=== Exercise brief ===
Your output is the lines from the first one to the one containing "XAxis, YAxis, LabelList", repeated exactly, with images left out.

========================================================================

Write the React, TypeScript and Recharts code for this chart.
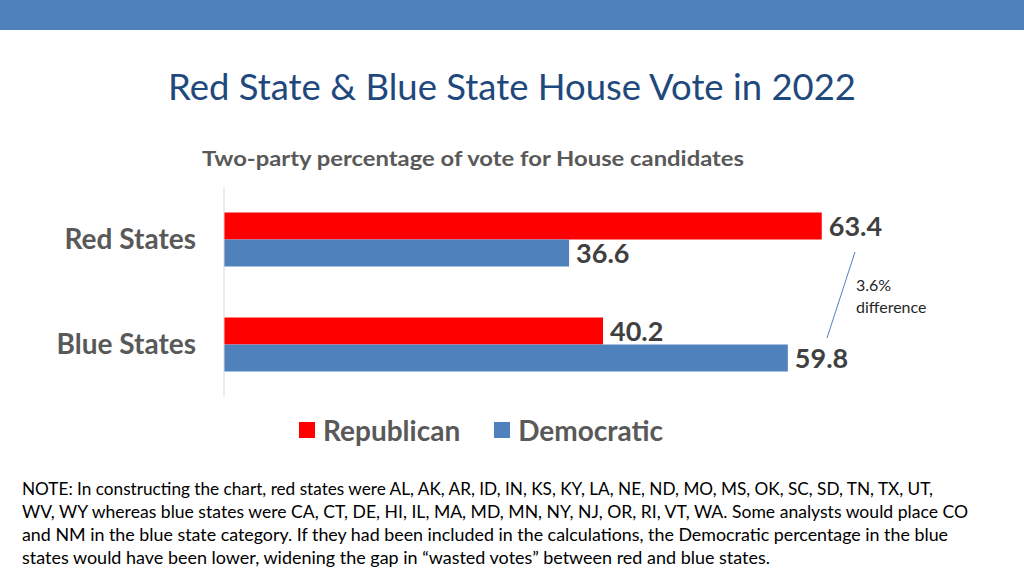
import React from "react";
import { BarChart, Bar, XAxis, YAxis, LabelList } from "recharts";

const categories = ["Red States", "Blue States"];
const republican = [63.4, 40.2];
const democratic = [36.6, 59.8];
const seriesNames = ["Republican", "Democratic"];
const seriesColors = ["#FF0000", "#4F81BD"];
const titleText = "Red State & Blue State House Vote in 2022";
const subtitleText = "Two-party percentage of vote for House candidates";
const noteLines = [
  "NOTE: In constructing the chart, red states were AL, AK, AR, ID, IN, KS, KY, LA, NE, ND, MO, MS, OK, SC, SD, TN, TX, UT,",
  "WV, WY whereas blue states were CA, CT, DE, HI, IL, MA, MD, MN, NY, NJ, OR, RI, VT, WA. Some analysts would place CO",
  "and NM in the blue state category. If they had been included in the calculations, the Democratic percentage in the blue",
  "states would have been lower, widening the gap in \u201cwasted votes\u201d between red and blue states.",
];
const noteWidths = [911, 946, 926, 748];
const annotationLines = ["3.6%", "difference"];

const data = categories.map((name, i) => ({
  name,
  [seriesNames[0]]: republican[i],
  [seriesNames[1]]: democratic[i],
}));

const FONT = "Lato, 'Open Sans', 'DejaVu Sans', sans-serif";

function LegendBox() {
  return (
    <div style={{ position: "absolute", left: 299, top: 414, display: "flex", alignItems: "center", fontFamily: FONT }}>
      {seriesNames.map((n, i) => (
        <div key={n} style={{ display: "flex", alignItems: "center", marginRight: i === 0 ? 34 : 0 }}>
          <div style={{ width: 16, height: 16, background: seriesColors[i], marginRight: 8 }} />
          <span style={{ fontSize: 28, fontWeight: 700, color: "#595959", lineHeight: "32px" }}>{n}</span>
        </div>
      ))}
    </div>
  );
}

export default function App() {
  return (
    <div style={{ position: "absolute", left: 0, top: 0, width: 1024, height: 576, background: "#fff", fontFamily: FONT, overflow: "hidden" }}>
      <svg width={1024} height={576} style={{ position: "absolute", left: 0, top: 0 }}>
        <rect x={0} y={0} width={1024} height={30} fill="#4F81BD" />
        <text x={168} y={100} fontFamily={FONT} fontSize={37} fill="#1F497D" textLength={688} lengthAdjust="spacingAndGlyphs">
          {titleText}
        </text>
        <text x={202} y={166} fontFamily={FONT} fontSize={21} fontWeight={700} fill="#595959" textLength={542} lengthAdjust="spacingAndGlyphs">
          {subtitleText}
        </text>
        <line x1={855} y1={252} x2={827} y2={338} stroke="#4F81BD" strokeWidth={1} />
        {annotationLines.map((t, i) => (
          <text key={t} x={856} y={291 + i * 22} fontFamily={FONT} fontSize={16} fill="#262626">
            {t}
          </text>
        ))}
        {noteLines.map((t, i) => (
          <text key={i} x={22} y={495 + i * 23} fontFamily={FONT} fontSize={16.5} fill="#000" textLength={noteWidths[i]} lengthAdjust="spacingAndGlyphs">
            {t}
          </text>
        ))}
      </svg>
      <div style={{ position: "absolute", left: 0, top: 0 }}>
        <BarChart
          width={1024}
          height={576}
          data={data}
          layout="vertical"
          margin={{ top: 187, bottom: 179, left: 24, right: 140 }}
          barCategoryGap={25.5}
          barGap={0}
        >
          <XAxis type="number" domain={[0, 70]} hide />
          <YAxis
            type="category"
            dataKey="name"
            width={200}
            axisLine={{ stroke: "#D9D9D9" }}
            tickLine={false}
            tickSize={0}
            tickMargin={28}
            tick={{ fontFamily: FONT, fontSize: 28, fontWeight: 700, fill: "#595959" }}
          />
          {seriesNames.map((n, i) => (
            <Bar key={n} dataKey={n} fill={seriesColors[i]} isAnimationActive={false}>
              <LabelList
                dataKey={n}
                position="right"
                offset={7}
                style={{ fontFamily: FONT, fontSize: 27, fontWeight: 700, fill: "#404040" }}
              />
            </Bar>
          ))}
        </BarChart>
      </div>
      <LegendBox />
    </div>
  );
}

========================================================================

=== Response for this exercise ===
Write the React, TypeScript and Recharts code for this chart.
import React from "react";
import { BarChart, Bar, XAxis, YAxis, LabelList } from "recharts";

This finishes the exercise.